### Brief
Beginning with the first line, set down every line through the one containing "import seaborn as sns", exactly as it appears, but not the pictures.
▬▬▬▬▬▬▬▬▬▬
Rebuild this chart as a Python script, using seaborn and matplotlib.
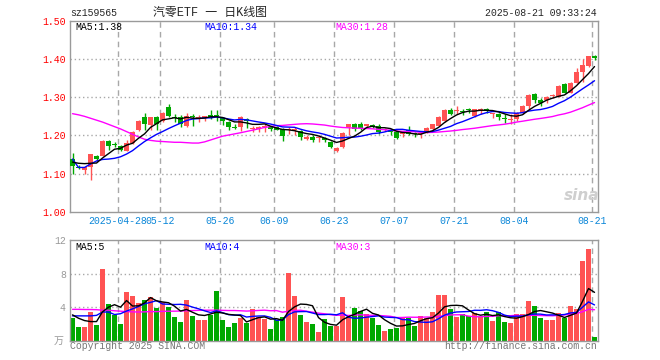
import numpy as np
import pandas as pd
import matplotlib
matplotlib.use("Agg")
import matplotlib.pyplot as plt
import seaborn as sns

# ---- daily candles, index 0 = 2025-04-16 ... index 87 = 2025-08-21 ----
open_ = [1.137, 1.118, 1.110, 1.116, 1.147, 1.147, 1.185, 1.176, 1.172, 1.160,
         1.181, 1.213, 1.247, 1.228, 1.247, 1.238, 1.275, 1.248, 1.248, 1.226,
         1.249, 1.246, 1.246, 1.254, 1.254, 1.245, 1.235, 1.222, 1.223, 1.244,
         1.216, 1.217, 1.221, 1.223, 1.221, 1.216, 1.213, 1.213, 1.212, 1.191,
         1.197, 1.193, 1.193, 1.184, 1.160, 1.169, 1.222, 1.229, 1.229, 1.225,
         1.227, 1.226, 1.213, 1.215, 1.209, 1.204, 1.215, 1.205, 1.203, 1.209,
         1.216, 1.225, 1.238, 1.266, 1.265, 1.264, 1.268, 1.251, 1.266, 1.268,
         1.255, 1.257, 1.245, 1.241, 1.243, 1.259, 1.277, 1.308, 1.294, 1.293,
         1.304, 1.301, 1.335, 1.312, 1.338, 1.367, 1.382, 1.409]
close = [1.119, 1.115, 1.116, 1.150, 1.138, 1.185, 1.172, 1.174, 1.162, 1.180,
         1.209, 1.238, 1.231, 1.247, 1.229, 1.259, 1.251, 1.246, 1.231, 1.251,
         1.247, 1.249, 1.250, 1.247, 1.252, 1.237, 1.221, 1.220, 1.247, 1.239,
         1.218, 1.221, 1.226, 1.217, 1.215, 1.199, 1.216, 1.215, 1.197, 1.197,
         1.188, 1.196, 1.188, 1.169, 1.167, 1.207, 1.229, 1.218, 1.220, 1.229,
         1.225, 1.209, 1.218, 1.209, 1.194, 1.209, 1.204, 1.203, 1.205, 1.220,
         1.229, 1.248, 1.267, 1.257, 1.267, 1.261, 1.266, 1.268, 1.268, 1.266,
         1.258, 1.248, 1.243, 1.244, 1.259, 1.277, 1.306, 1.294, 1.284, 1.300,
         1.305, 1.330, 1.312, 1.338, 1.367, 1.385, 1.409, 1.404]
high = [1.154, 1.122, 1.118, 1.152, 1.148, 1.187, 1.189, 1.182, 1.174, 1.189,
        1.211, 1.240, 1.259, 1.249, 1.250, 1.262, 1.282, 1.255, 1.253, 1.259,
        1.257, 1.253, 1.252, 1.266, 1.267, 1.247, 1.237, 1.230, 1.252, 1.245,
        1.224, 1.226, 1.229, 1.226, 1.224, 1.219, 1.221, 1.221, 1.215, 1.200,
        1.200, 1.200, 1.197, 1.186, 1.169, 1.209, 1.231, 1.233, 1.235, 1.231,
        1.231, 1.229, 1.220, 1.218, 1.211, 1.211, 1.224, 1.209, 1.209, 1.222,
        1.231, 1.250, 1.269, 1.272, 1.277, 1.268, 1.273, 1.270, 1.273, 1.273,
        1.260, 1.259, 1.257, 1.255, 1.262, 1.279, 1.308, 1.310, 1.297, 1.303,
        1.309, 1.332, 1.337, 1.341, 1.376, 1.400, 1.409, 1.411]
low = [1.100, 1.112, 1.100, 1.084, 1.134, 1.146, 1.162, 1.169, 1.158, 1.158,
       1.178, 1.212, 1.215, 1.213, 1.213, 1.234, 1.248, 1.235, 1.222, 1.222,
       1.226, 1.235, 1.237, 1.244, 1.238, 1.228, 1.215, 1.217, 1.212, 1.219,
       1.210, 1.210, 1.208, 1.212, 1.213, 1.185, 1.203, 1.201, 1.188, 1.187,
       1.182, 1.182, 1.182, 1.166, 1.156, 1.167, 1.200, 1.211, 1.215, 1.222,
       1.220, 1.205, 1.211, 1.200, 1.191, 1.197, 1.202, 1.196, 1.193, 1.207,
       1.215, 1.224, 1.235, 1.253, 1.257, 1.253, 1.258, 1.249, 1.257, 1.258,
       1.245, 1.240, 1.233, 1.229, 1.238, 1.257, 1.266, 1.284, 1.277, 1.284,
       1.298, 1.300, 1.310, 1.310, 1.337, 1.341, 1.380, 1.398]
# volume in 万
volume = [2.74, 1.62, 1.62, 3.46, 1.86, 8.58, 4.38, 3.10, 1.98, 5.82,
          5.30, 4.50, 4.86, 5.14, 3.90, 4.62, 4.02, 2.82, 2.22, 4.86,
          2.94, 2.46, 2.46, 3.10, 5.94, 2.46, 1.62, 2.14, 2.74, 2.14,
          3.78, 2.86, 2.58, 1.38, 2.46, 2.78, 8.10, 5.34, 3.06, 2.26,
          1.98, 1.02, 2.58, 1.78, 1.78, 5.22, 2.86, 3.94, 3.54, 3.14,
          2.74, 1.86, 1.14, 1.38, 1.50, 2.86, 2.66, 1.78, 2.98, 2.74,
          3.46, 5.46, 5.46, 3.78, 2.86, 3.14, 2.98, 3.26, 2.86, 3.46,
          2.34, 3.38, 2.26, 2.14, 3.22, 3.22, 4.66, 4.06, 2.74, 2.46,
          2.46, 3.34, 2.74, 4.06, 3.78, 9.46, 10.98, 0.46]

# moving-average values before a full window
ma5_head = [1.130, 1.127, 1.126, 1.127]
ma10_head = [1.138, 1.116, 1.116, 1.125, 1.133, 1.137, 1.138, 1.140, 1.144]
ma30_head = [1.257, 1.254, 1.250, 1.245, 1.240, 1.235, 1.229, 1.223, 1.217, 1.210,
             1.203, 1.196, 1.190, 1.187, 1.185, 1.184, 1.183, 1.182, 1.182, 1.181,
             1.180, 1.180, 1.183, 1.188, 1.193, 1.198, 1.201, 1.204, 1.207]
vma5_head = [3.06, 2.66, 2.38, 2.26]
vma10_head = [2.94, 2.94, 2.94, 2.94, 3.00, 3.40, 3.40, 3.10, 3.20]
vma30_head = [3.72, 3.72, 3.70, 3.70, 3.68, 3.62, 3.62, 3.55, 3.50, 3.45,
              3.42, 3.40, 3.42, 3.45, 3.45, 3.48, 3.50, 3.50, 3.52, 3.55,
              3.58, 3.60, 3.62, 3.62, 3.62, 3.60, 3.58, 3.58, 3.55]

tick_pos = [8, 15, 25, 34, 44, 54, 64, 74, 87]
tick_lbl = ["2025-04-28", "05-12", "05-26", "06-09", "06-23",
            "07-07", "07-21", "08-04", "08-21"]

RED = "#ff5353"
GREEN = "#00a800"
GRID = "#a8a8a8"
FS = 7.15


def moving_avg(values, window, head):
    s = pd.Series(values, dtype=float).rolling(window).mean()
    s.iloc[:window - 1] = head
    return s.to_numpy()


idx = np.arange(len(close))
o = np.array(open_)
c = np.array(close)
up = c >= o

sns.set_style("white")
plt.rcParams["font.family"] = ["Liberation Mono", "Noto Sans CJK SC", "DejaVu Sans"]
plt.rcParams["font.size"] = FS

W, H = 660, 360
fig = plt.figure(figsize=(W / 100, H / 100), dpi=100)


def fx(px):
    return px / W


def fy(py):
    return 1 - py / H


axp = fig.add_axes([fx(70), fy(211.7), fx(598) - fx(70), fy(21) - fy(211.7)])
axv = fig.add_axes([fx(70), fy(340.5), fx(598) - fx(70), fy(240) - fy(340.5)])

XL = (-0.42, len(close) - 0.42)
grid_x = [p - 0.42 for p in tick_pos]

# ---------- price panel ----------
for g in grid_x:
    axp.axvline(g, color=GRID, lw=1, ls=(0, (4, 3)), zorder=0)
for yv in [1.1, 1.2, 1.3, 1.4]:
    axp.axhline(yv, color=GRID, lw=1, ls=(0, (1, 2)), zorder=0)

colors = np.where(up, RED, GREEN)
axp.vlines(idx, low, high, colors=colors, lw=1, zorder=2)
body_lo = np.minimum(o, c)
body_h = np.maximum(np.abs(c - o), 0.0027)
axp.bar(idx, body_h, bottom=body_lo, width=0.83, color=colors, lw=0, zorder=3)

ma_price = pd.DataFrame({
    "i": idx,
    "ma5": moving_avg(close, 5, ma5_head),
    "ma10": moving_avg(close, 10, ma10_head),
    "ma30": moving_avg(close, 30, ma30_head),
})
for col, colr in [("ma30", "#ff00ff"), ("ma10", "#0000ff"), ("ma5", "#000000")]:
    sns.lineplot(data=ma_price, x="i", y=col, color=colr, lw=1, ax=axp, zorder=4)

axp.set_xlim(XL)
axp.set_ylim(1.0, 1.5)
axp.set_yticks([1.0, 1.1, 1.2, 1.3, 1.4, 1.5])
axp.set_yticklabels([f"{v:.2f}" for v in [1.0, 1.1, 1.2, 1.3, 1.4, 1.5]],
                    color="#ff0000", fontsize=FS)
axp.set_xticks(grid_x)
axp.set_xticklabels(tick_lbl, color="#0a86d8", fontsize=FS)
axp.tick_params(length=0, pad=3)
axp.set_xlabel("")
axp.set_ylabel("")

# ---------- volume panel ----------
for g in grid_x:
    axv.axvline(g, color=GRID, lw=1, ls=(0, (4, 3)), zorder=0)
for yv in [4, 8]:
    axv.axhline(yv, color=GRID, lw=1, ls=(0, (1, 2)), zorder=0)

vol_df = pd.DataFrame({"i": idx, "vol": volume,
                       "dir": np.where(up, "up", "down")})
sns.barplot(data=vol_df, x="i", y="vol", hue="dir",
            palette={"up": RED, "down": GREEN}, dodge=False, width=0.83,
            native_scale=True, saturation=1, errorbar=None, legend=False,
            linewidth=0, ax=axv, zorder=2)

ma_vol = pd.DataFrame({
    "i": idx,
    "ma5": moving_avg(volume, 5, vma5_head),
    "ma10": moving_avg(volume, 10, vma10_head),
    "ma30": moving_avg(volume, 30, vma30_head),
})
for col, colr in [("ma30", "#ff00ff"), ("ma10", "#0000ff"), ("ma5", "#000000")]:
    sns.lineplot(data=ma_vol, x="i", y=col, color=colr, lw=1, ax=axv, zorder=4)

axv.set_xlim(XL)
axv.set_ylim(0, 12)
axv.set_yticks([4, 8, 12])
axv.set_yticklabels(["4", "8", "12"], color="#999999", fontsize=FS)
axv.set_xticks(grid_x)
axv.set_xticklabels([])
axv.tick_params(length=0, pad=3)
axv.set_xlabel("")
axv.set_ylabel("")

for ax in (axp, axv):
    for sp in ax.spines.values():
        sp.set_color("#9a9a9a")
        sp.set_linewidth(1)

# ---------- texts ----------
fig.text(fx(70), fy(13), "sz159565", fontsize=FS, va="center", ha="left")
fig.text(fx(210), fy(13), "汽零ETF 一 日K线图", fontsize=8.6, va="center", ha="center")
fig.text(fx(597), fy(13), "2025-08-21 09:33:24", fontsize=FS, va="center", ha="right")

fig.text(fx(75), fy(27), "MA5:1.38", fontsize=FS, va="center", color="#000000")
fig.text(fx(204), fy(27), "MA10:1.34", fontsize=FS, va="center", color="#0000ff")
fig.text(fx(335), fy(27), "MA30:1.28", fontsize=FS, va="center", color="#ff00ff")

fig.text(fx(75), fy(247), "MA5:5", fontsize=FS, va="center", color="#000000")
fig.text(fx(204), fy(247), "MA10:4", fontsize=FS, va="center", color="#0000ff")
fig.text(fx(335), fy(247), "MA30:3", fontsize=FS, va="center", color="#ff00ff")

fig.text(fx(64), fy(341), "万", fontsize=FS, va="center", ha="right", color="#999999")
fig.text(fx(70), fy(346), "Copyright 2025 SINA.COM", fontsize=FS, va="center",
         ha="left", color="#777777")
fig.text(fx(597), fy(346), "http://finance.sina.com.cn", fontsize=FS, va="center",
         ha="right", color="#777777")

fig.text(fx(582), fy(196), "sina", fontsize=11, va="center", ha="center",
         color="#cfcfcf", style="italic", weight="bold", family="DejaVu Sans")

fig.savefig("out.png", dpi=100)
▬▬▬▬▬▬▬▬▬▬
### Finished exercise
Rebuild this chart as a Python script, using seaborn and matplotlib.
import numpy as np
import pandas as pd
import matplotlib
matplotlib.use("Agg")
import matplotlib.pyplot as plt
import seaborn as sns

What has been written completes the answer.